In order to analyze the influence of different frequency division points on the optimization results of HESS, 1 min, 2 min, and 3 min are chosen as the boundary of response time between the battery and supercapacitor, respectively. After the original wind output power is decomposed by adaptive WPD, the frequency range of each signal component is shown in

Table 5. The frequency range of each signal component after adaptive WPD.

Signal Component after Adaptive WPD	Frequency Range (Hz)
Sm,1	3.91 × 10−3–5.86 × 10−3
Sm,2	5.86 × 10−3–7.81 × 10−3
Sm,3	7.81 × 10−3–1.17 × 10−2
Sm,4	1.17 × 10−2–1.56 × 10−2
Sm,5	1.56 × 10−2–1.95 × 10−2
Sm,6	1.95 × 10−2–2.34 × 10−2
…	…

. According to the frequency range of each signal, it can be determined that the corresponding frequency division points under the boundary response time of 1 min, 2 min and 3 min are k = 4, k = 2, and k = 1, respectively. The optimization results under three frequency division points are shown in

Table 6. Optimization results under different frequency division points.

Response Time Boundary of HESS (Min)	Dividing Frequency of HESS (Hz)	Frequency Division Point of HESS	Proportion of Inconsistent Charge–Discharge States before Correction	Charge– Discharge Conversion Times of Battery before and after Correction	Charge– Discharge Conversion Times of Supercapacitor before and after Correction	Charge– Discharge Energy Reduction after Correction (MWh)
1	1.67 × 10−2	k = 4	49.8%	71, 14	390, 61	12.12
2	8.33 × 10−3	k = 2	50.1%	69, 10	425, 69	13.11
3	5.56 × 10−3	k = 1	52.4%	61, 8	464, 75	13.90

. As seen from Table 6, when the boundary response time increases, the cases of inconsistent charge–discharge states in HESS increase, so the cumulative reduction of unnecessary charge–discharge energy after the first correction also increases. We can also observe that increasing the boundary response time can reduce the charge–discharge conversion times of the battery but increase the charge–discharge conversion times of the supercapacitor. With the change in the boundary response time, the changes in the charge–discharge conversion times and charge–discharge energy reduction of the battery are not obvious, which indicates that the optimization results of the battery are not sensitive to the small range change of boundary response time. Besides, no matter how the boundary response time is selected, the charge–discharge conversion times of the battery and supercapacitor are significantly reduced after the first correction, which indicates that the charge–discharge time sequence optimization method proposed in this study can obtain good results under different frequency division points.

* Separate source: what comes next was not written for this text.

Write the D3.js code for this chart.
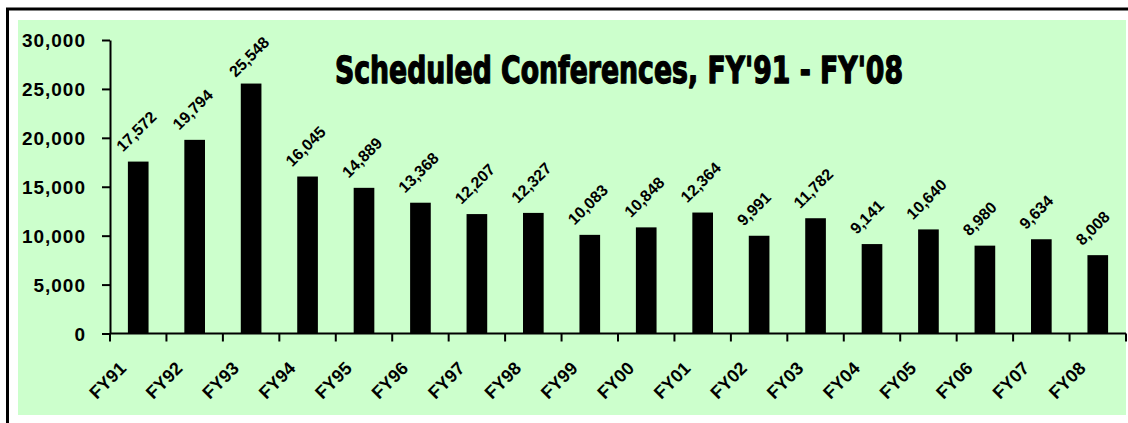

Since the response time of the energy storage system is related to its type and capacity, when the adaptive WPD is used to distribute the power of HESS, the selection of frequency division point of energy-type and power-type energy storage may affect the optimization results. The larger the wind farm capacity is, the greater the wind power fluctuation tends to be. In this case, the influence of frequency division point selection on the optimization results in HESS will also become larger. Therefore, in the scenario of large wind farm capacity, sensitivity analysis of different frequency division points can be carried out, combined with the actual type and capacity of the energy storage system, to select the appropriate frequency division point.

6. Conclusions

In this study, the battery-supercapacitor HESS is established to suppress the wind power fluctuation and the wavelet packet-fuzzy optimization control strategy considering charge–discharge time sequence is proposed to optimize the output power of the HESS. The superiority of the proposed method is verified and analyzed with a 100 MW wind farm from three aspects: suppression effect, charge–discharge time sequence optimization effect and SOC optimization effect. The main conclusions are as follows:

(1)

By comprehensively analyzing the properties of wind power fluctuation and HESS, the grid-connected power that meets the GB/T 19963-2011 standard is obtained, and the initial power distribution of HESS is realized by the adaptive WPD method; The adaptive WPD method has a good suppression effect on the original wind power fluctuation, and it can be applied to different wind power fluctuation scenarios.

(2)

The proposed power optimization distribution method for HESS considering charge–discharge time sequence can enable the battery and supercapacitor to charge or discharge synchronously in the same time sequence, thus greatly reducing the charge–discharge conversion times and accumulated charge–discharge energy. Moreover, the fuzzy control method considering the charge–discharge time sequence proposed in this study can effectively reduce the charge–discharge depth of the energy storage system and prevent excessive charge–discharge, which is conducive to improving the lifetime and economy of the HESS.

Overall, this study presents a comprehensive approach that combines adaptive wavelet packet decomposition, charge–discharge time sequence optimization, and fuzzy optimization methods to address the challenges associated with HESS power distribution strategies, with the potential to improve the efficiency and performance of wind farms and HESS. The proposed approach can solve the problem of inconsistent charge–discharge states of energy-type and power-type energy storage and achieve optimal operation of HESS. Therefore, it is of great significance for the sustainable development of energy storage systems and the electricity power industry.